Amazingly, these appear in ground where I have dug many times before, as if they are washing up on the shore of my garden beds.

My favourite is an oddly shaped segment with a dusty pink rose, a tiny piece of art. A triangle says, in green, ‘Made in England’, with a large B underneath. There is a piece of fine china, edged in gold, and chunky brown fragments of crocks. There are so many shades of blue, in delicate Chinese patterns or florals of every size and style. Thin stripes in red or blue line the occasional edge. A larger piece has an Asian gentleman in front of a cabinet topped with an oversized urn and flowers. He is gesturing toward a person beside him, but both gesture and person – except for their tiny hairpiece and forehead – are lost somewhere in someone else’s garden.

My son has a habit of finding things in the Backers, the most interesting a 1972 copper coin, he tells me, until he remembers the ‘skeleton of a broad sword, probably a Viking’s.’ My mother finds old toy cars and marbles in her beautiful garden on Vancouver Island, Canada. Small toys buried? Of course. Viking sword skeletons? Obviously. Broken dishes? But why? It puzzles me, these bits from another time. One suggestion is that the fill used in these gardens was actually taken from landfill which contained the detritus of other homes. Why then only dishes and not, for instance, tins?

When I started looking into it, another suggestion I found on Mother Earth News, in an article by Rachel Conlon, was that Victorians used pieces of their crockery to enrich the soil: bone ash is a component (unsurprisingly, really) of bone china and other ceramics, and the minerals found therein nourish the soil (personally, I think compost would work better). Daughter of the Soil suggests that previous gardeners have used the pieces as crocks in the bottom of plant pots, which have then at some point been tipped into the existing garden.

Called chaneys (or chaineys), they were once gathered by children and used as play money – intriguingly both here in Dublin, and in the Caribbean. Taken from the words china + money or china + pottery, the pieces were found in back yards or on the beaches of St Croix, and as Dublin-based jeweller Pebbles says, washed up on the shores of the Irish Sea. (Check out their jewellery – it’s beautiful, and the descriptions read like shards of poetry). Willow pattern china was used as ballast on ships, and was cheap. Broken dishes could have been tossed out anywhere. Some of the pieces in St Croix date back to 1750-1900 and there are many artisans making chaney jewellery, including ib designs who buy their materials from local schoolchildren.

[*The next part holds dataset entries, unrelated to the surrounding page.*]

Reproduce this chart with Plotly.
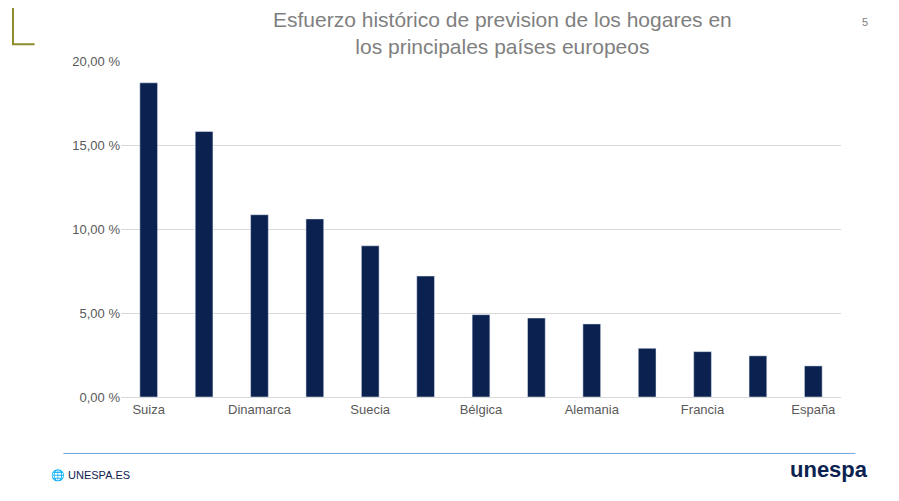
import plotly.graph_objects as go

paises = ['Suiza', 'Países Bajos', 'Dinamarca', 'Reino Unido', 'Suecia', 'Finlandia',
          'Bélgica', 'Austria', 'Alemania', 'Italia', 'Francia', 'Portugal', 'España']
esfuerzo = [18.7, 15.8, 10.85, 10.6, 9.0, 7.2, 4.9, 4.7, 4.35, 2.9, 2.7, 2.45, 1.85]
etiquetas = ['Suiza', 'Dinamarca', 'Suecia', 'Bélgica', 'Alemania', 'Francia', 'España']

fig = go.Figure(go.Bar(x=paises, y=esfuerzo, marker_color='#0b2250'))

fig.update_layout(
    width=899, height=501,
    margin=dict(l=113, r=66, t=53, b=112),
    paper_bgcolor='white', plot_bgcolor='white',
    bargap=0.68, showlegend=False,
    font=dict(family='Liberation Sans, Arial', color='#595959', size=13),
    xaxis=dict(tickmode='array', tickvals=etiquetas, ticktext=etiquetas,
               showline=True, linecolor='#d9d9d9', ticks=''),
    yaxis=dict(range=[0, 20], dtick=5, tickformat='.2f', ticksuffix=' %',
               gridcolor='#d9d9d9', zeroline=False),
    separators=', ',
)

fig.add_annotation(text='Esfuerzo histórico de prevision de los hogares en<br>los principales países europeos',
                   xref='paper', yref='paper', x=0.53, y=1.165, yanchor='top', showarrow=False,
                   font=dict(size=21, color='#7f7f7f'))
fig.add_shape(type='line', xref='paper', yref='paper', x0=-0.08, x1=1.02,
              y0=-0.168, y1=-0.168, line=dict(color='#6fa8dc', width=1))
fig.add_annotation(text='5', xref='paper', yref='paper', x=1.04, y=1.14,
                   showarrow=False, font=dict(size=11, color='#7f7f7f'))
fig.add_annotation(text='🌐 UNESPA.ES', xref='paper', yref='paper', x=-0.1, y=-0.26,
                   xanchor='left', showarrow=False, font=dict(size=11, color='#0b2250'))
fig.add_annotation(text='<b>unespa</b>', xref='paper', yref='paper', x=1.04, y=-0.26,
                   xanchor='right', showarrow=False, font=dict(size=22, color='#0b2250'))
fig.add_shape(type='path', xref='paper', yref='paper',
              path='M -0.15 1.16 L -0.15 1.05 L -0.12 1.05', line=dict(color='#8c8c2a', width=2))

fig.write_html('out.html')
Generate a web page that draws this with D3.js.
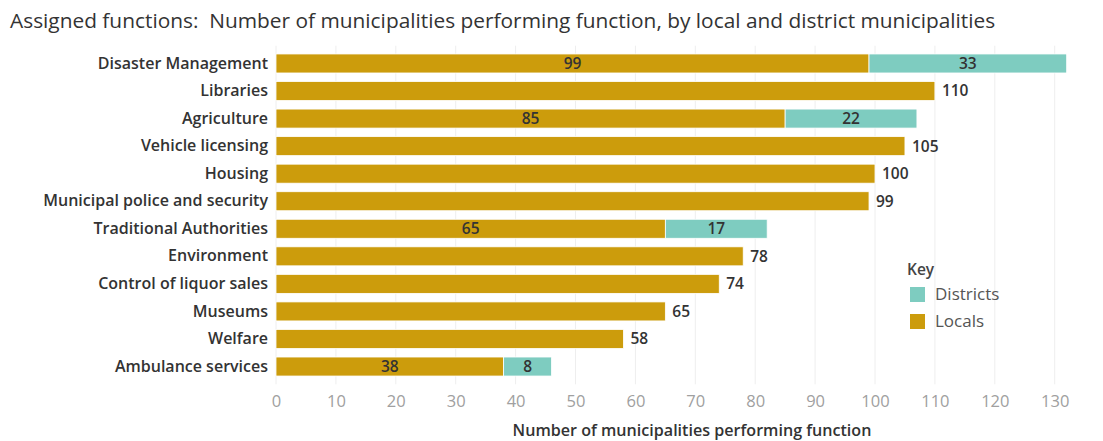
<!DOCTYPE html>
<html>
<head>
<meta charset="utf-8">
<script src="https://cdn.jsdelivr.net/npm/d3@7"></script>
<style>
  html, body { margin: 0; padding: 0; background: #fff; }
  svg { display: block; font-family: "Open Sans", "Noto Sans", sans-serif; }
</style>
</head>
<body>
<div id="chart"></div>
<script>
const categories = [
    'Disaster Management', 'Libraries', 'Agriculture', 'Vehicle licensing', 'Housing',
    'Municipal police and security', 'Traditional Authorities', 'Environment',
    'Control of liquor sales', 'Museums', 'Welfare', 'Ambulance services'
];
const locals = [99, 110, 85, 105, 100, 99, 65, 78, 74, 65, 58, 38];
const districts = [33, 0, 22, 0, 0, 0, 17, 0, 0, 0, 0, 8];
const xTicks = [0, 10, 20, 30, 40, 50, 60, 70, 80, 90, 100, 110, 120, 130];
const keys = ['Districts', 'Locals'];

const colors = { Locals: '#cc9c0c', Districts: '#7eccc0' };

const W = 1103, H = 441;
const margin = { top: 49.7, right: 35, bottom: 60.7, left: 276 };

const svg = d3.select('#chart').append('svg')
    .attr('width', W)
    .attr('height', H);

// fit a text element to a target width by changing its font size
function fitWidth (sel, target) {
    const n = sel.node();
    const fs = parseFloat(sel.attr('font-size'));
    const w = n.getComputedTextLength();
    if (w > 0) sel.attr('font-size', fs * target / w);
}

// scales
const x = d3.scaleLinear()
    .domain([0, 132])
    .range([margin.left, margin.left + 132 * 5.99]);
const y = d3.scaleBand()
    .domain(categories)
    .range([margin.top, H - margin.bottom])
    .paddingInner(0.31)
    .paddingOuter(0.155);

// title
const title = svg.append('text')
    .attr('x', 10)
    .attr('y', 28)
    .attr('font-size', 18)
    .attr('fill', '#333')
    .text('Assigned functions:  Number of municipalities performing function, by local and district municipalities');
title.style('white-space', 'pre');
fitWidth(title, 986);

// gridlines
svg.append('g')
    .selectAll('line')
    .data(xTicks)
    .join('line')
    .attr('x1', d => x(d))
    .attr('x2', d => x(d))
    .attr('y1', margin.top - 4)
    .attr('y2', H - margin.bottom + 4)
    .attr('stroke', '#eeeeee')
    .attr('stroke-width', 1);

// x axis
const xAxis = d3.axisBottom(x).tickValues(xTicks).tickSize(0).tickPadding(0);
const gx = svg.append('g')
    .attr('transform', `translate(0, ${H - margin.bottom})`)
    .call(xAxis);
gx.select('.domain').remove();
gx.selectAll('text')
    .attr('y', 27)
    .attr('dy', 0)
    .attr('font-size', 16.5)
    .attr('font-family', '"Open Sans", sans-serif')
    .attr('fill', '#a0a0a0');

const xTitle = svg.append('text')
    .attr('x', 692)
    .attr('y', 436)
    .attr('text-anchor', 'middle')
    .attr('font-size', 15)
    .attr('font-weight', 600)
    .attr('fill', '#333')
    .text('Number of municipalities performing function');
fitWidth(xTitle, 359);

// y axis
const yAxis = d3.axisLeft(y).tickSize(0).tickPadding(8);
const gy = svg.append('g')
    .attr('transform', `translate(${margin.left}, 0)`)
    .call(yAxis);
gy.select('.domain').remove();
gy.selectAll('text')
    .attr('font-size', 16)
    .attr('font-weight', 600)
    .attr('font-family', '"Open Sans", sans-serif')
    .attr('fill', '#333');

// stacked bars
const rows = categories.map((c, i) => ({ name: c, Locals: locals[i], Districts: districts[i] }));
const stack = d3.stack().keys(['Locals', 'Districts'])(rows);

svg.append('g')
    .selectAll('g')
    .data(stack)
    .join('g')
    .attr('fill', d => colors[d.key])
    .selectAll('rect')
    .data(d => d.filter(s => s[1] > s[0]))
    .join('rect')
    .attr('x', d => x(d[0]))
    .attr('y', d => y(d.data.name))
    .attr('width', d => x(d[1]) - x(d[0]))
    .attr('height', y.bandwidth())
    .attr('stroke', '#fff')
    .attr('stroke-width', 0.8);

// value labels
const labels = svg.append('g')
    .attr('font-size', 15.5)
    .attr('font-weight', 600)
    .attr('fill', '#333');

rows.forEach(r => {
    const cy = y(r.name) + y.bandwidth() / 2;
    if (r.Districts > 0) {
        labels.append('text')
            .attr('x', x(r.Locals / 2))
            .attr('y', cy)
            .attr('dy', '0.35em')
            .attr('text-anchor', 'middle')
            .text(r.Locals);
        labels.append('text')
            .attr('x', x(r.Locals + r.Districts / 2))
            .attr('y', cy)
            .attr('dy', '0.35em')
            .attr('text-anchor', 'middle')
            .text(r.Districts);
    } else {
        labels.append('text')
            .attr('x', x(r.Locals) + 7)
            .attr('y', cy)
            .attr('dy', '0.35em')
            .text(r.Locals);
    }
});

// legend
const legend = svg.append('g').attr('transform', 'translate(907, 0)');
legend.append('text')
    .attr('x', 0)
    .attr('y', 270)
    .attr('dy', '0.35em')
    .attr('font-size', 15.5)
    .attr('font-weight', 600)
    .attr('fill', '#444')
    .text('Key');
const items = legend.selectAll('g.item')
    .data(keys)
    .join('g')
    .attr('class', 'item')
    .attr('transform', (d, i) => `translate(3, ${287 + i * 27})`);
items.append('rect')
    .attr('width', 15)
    .attr('height', 15)
    .attr('fill', d => colors[d]);
items.append('text')
    .attr('x', 25)
    .attr('y', 7.5)
    .attr('dy', '0.35em')
    .attr('font-size', 17)
    .attr('fill', '#555')
    .text(d => d);
</script>
</body>
</html>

In China, people known as ‘ceramics diggers’ search for remnants of pottery around building sites, and then sell their finds to collectors at markets. Their pieces can date back to the Yuan or Ming Dynasties. Incidentally, Rachel Conlon’s home and land is in Ontario, Canada and Daughter of the Soil Rebsie Fairholm lives and gardens in Cheltenham, England, giving this phenomenon a truly international scope.

So who was tipping plant pots into the earth around my home? Or who enriched the soil of the growing space that is altered now to roads, paths, houses, shops?

I used to think I’d keep the pieces to make a mosaic for my garden. With no hope of making a fortune from them, I may do that someday, but for now I’m just hoping for a matching piece.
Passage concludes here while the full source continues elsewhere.